Supplied data:
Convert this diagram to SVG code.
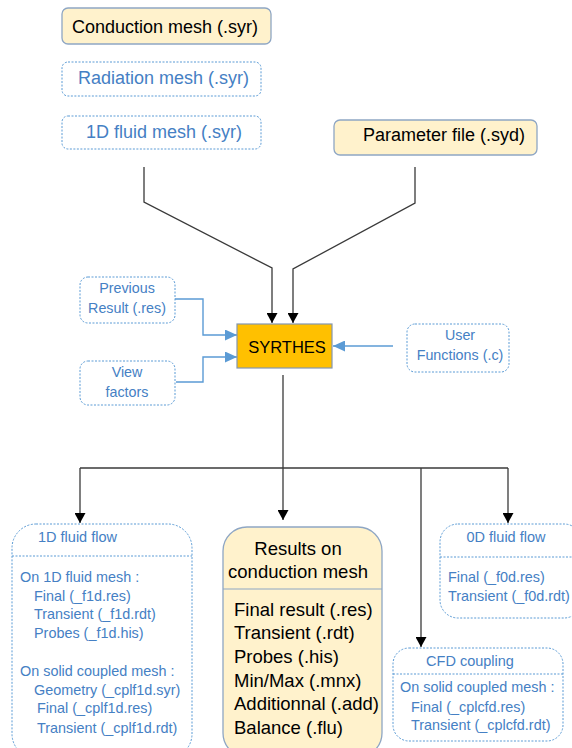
<svg xmlns="http://www.w3.org/2000/svg" width="572" height="748" viewBox="0 0 572 748">
<defs>
<marker id="ak" markerUnits="userSpaceOnUse" markerWidth="11" markerHeight="11" refX="10" refY="5.5" orient="auto"><path d="M0,0 L10,5.5 L0,11 z" fill="#000"/></marker>
<marker id="ab" markerUnits="userSpaceOnUse" markerWidth="12" markerHeight="11" refX="12" refY="5.5" orient="auto"><path d="M0,0 L12,5.5 L0,11 z" fill="#5b9bd5"/></marker>
<style>
text{font-family:"Liberation Sans",Arial,sans-serif}
.solid{fill:#fff2cc;stroke:#8ea6c4;stroke-width:1.3}
.dash{fill:#fff;stroke:#5b9bd5;stroke-width:1;stroke-dasharray:2 1.5}
.dsep{stroke:#5b9bd5;stroke-width:1;stroke-dasharray:2 1.5;fill:none}
.blk{fill:#000}
.blu{fill:#4580c4}
.c{text-anchor:middle}
.lk{stroke:#3a3a3a;stroke-width:1.3;fill:none}
.lb{stroke:#5b9bd5;stroke-width:1.4;fill:none}
</style>
</defs>
<g id="connectors">
<path class="lk" d="M144,167 V202 L272,268 V323" marker-end="url(#ak)"/>
<path class="lk" d="M415,167 V203 L293,269 V323" marker-end="url(#ak)"/>
<path class="lb" d="M175,299 H203 V335 H237" marker-end="url(#ab)"/>
<path class="lb" d="M176,382 H203 V357 H237" marker-end="url(#ab)"/>
<path class="lb" d="M393,346 H333" marker-end="url(#ab)"/>
<path class="lk" d="M283,375 V520" marker-end="url(#ak)"/>
<path class="lk" d="M80,468 H508"/>
<path class="lk" d="M80,468 V523" marker-end="url(#ak)"/>
<path class="lk" d="M508,468 V523" marker-end="url(#ak)"/>
<path class="lk" d="M421,468 V647" marker-end="url(#ak)"/>
</g>
<g id="conduction-mesh">
<rect class="solid" x="62" y="8" width="209" height="36" rx="6"/>
<text class="blk" x="72" y="33" font-size="18">Conduction mesh (.syr)</text>
</g>
<g id="radiation-mesh">
<rect class="dash" x="62" y="62" width="199" height="34" rx="6"/>
<text class="blu" x="78" y="84" font-size="18">Radiation mesh (.syr)</text>
</g>
<g id="fluid-mesh-1d">
<rect class="dash" x="62" y="116" width="199" height="33" rx="6"/>
<text class="blu" x="86" y="138" font-size="18">1D fluid mesh (.syr)</text>
</g>
<g id="parameter-file">
<rect class="solid" x="334" y="120" width="203" height="35" rx="6"/>
<text class="blk" x="363" y="141" font-size="18">Parameter file (.syd)</text>
</g>
<g id="previous-result">
<rect class="dash" x="80" y="277" width="95" height="46" rx="8"/>
<text class="blu c" x="127" y="293" font-size="14.3">Previous</text>
<text class="blu c" x="127" y="313" font-size="14.3">Result (.res)</text>
</g>
<g id="view-factors">
<rect class="dash" x="80" y="361" width="95" height="44" rx="8"/>
<text class="blu c" x="127" y="377" font-size="14.3">View</text>
<text class="blu c" x="127" y="397" font-size="14.3">factors</text>
</g>
<g id="syrthes">
<rect x="237" y="324" width="95" height="44" fill="#ffc000" stroke="#8497b0" stroke-width="1.2"/>
<text class="blk c" x="287" y="353" font-size="16.5">SYRTHES</text>
</g>
<g id="user-functions">
<rect class="dash" x="407" y="324" width="102" height="48" rx="8"/>
<text class="blu c" x="460" y="340" font-size="14.3">User</text>
<text class="blu c" x="460" y="360" font-size="14.3">Functions (.c)</text>
</g>
<g id="fluid-flow-1d">
<rect class="dash" x="12" y="524" width="180" height="234" rx="24"/>
<line class="dsep" x1="12" y1="556" x2="192" y2="556"/>
<text class="blu" x="38" y="542" font-size="14.5">1D fluid flow</text>
<text class="blu" x="20" y="582" font-size="14.4">On 1D fluid mesh :</text>
<text class="blu" x="34" y="601" font-size="14.4">Final (_f1d.res)</text>
<text class="blu" x="34" y="619" font-size="14.4">Transient (_f1d.rdt)</text>
<text class="blu" x="34" y="638" font-size="14.4">Probes (_f1d.his)</text>
<text class="blu" x="20" y="676" font-size="14.4">On solid coupled mesh :</text>
<text class="blu" x="34" y="695" font-size="14.4">Geometry (_cplf1d.syr)</text>
<text class="blu" x="37" y="713" font-size="14.4">Final (_cplf1d.res)</text>
<text class="blu" x="37" y="733" font-size="14.4">Transient (_cplf1d.rdt)</text>
</g>
<g id="results-conduction">
<rect class="solid" x="223" y="527" width="159" height="230" rx="24"/>
<line x1="223" y1="589" x2="382" y2="589" stroke="#8ea6c4" stroke-width="1.2"/>
<text class="blk c" x="298" y="555" font-size="18.5">Results on</text>
<text class="blk c" x="298" y="578" font-size="18.5">conduction mesh</text>
<text class="blk" x="234" y="616" font-size="18.5">Final result (.res)</text>
<text class="blk" x="234" y="639" font-size="18.5">Transient (.rdt)</text>
<text class="blk" x="234" y="663" font-size="18.5">Probes (.his)</text>
<text class="blk" x="234" y="687" font-size="18.5">Min/Max (.mnx)</text>
<text class="blk" x="234" y="710" font-size="18.5">Additionnal (.add)</text>
<text class="blk" x="234" y="734" font-size="18.5">Balance (.flu)</text>
</g>
<g id="fluid-flow-0d">
<rect class="dash" x="440" y="524" width="142" height="94" rx="18"/>
<line class="dsep" x1="440" y1="557" x2="572" y2="557"/>
<text class="blu c" x="506" y="542" font-size="14.5">0D fluid flow</text>
<text class="blu" x="448" y="582" font-size="14.4">Final (_f0d.res)</text>
<text class="blu" x="448" y="601" font-size="14.4">Transient (_f0d.rdt)</text>
</g>
<g id="cfd-coupling">
<rect class="dash" x="393" y="648" width="170" height="93" rx="16"/>
<line class="dsep" x1="393" y1="674" x2="563" y2="674"/>
<text class="blu c" x="470" y="666" font-size="14.5">CFD coupling</text>
<text class="blu" x="400" y="692" font-size="14.4">On solid coupled mesh :</text>
<text class="blu" x="411" y="712" font-size="14.4">Final (_cplcfd.res)</text>
<text class="blu" x="411" y="730" font-size="14.4">Transient (_cplcfd.rdt)</text>
</g>
</svg>
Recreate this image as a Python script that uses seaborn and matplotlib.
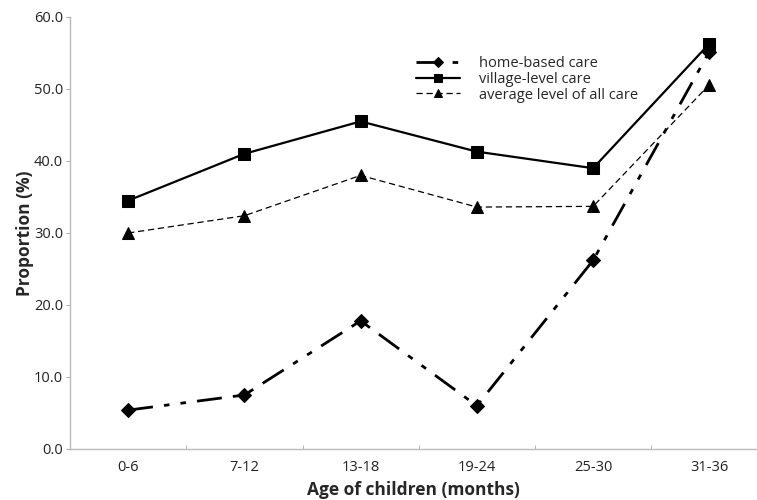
import numpy as np
import pandas as pd
import matplotlib
matplotlib.use('Agg')
from matplotlib import pyplot as plt
from matplotlib.ticker import FixedLocator
import seaborn as sns

# Data
age_groups = ['0-6', '7-12', '13-18', '19-24', '25-30', '31-36']
home_based = [5.4, 7.5, 17.8, 6.0, 26.2, 55.2]
village_level = [34.5, 41.0, 45.5, 41.3, 39.0, 56.3]
average_all = [30.0, 32.4, 38.0, 33.6, 33.7, 50.6]

sns.set_style('white')
plt.rcParams['font.family'] = ['Open Sans', 'DejaVu Sans']

fig = plt.figure(figsize=(7.57, 5.0), dpi=100)
ax = fig.add_axes([0.0925, 0.102, 0.9075, 0.864])

x = np.arange(len(age_groups))

sns.lineplot(x=x, y=home_based, ax=ax, color='black', marker='D', markersize=7,
             linewidth=2.0, label='home-based care', markeredgecolor='black')
sns.lineplot(x=x, y=village_level, ax=ax, color='black', marker='s', markersize=8,
             linewidth=1.6, label='village-level care', markeredgecolor='black')
sns.lineplot(x=x, y=average_all, ax=ax, color='black', marker='^', markersize=8.5,
             linewidth=0.9, label='average level of all care', markeredgecolor='black')

lines = ax.get_lines()
lines[0].set_dashes([9, 4, 2, 4, 2, 4])
lines[2].set_dashes([5, 3])

ax.set_xlim(-0.5, 5.41)
ax.set_ylim(0, 60)
ax.set_xticks(x)
ax.set_xticklabels(age_groups)
ax.xaxis.set_minor_locator(FixedLocator(np.arange(0.5, 5.0, 1.0)))
ax.tick_params(axis='x', which='major', length=0, labelsize=10.5, pad=8, colors='#222222')
ax.tick_params(axis='x', which='minor', length=3, direction='in', color='#aaaaaa', bottom=True)
ax.set_yticks(np.arange(0, 61, 10))
ax.set_yticklabels([f'{v:.1f}' for v in np.arange(0, 61, 10)])
ax.tick_params(axis='y', length=3, direction='out', color='#aaaaaa', labelsize=10.5,
               colors='#222222', left=True, pad=2)

for side in ['top', 'right']:
    ax.spines[side].set_visible(False)
for side in ['left', 'bottom']:
    ax.spines[side].set_color('#bbbbbb')
    ax.spines[side].set_linewidth(1.0)

ax.set_xlabel('Age of children (months)', fontsize=12.5, fontweight='bold', labelpad=4)
ax.set_ylabel('Proportion (%)', fontsize=12.5, fontweight='bold', labelpad=0)

leg = ax.legend(loc='upper left', bbox_to_anchor=(0.485, 0.94), frameon=False,
                fontsize=10.5, handlelength=3.0, labelspacing=0.05, handletextpad=1.3,
                markerscale=0.75)

fig.savefig('out.png', dpi=100)
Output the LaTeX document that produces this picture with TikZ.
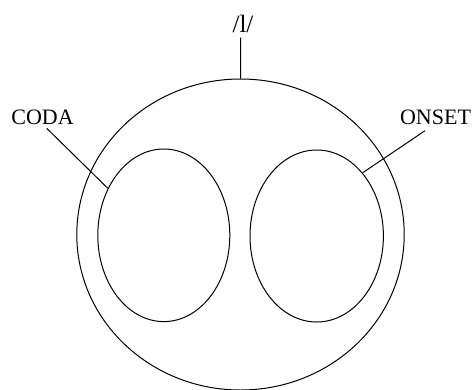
\documentclass[tikz,border=0pt]{standalone}
\usepackage{fontspec}
\setmainfont{Liberation Serif}
\usetikzlibrary{shapes.geometric}
\begin{document}
\begin{tikzpicture}[x=1pt,y=-1pt,
  ring/.style={draw, ellipse, inner sep=0pt, line width=1pt},
  lab/.style={inner sep=0pt, font=\fontsize{22}{24}\selectfont},
  lead/.style={line width=1pt}]
\clip (0,0) rectangle (473,389);
\useasboundingbox (0,0) rectangle (473,389);
\node[ring, minimum width=327.4pt, minimum height=311pt] (syll) at (240.5,234.5) {};
\node[ring, minimum width=132pt, minimum height=172.6pt] (coda) at (163.8,235.3) {};
\node[ring, minimum width=133.4pt, minimum height=172pt] (onset) at (316.7,236) {};
\node[lab, font=\fontsize{25}{27}\selectfont] (ltext) at (243,24) {/l/};
\node[lab] (codatext) at (42.5,117) {CODA};
\node[lab] (onsettext) at (435.5,117) {ONSET};
\coordinate (lend) at (240.7,37.5);
\coordinate (cend) at (46.7,128.3);
\coordinate (oend) at (425,130.7);
\draw[lead] (lend) -- (syll.north);
\draw[lead] (cend) -- (coda.140);
\draw[lead] (oend) -- (onset.54.5);
\end{tikzpicture}
\end{document}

Problem description: Check every line of the listing for the string "this" and report how many lines have it, as a number alone.

Written reply: 3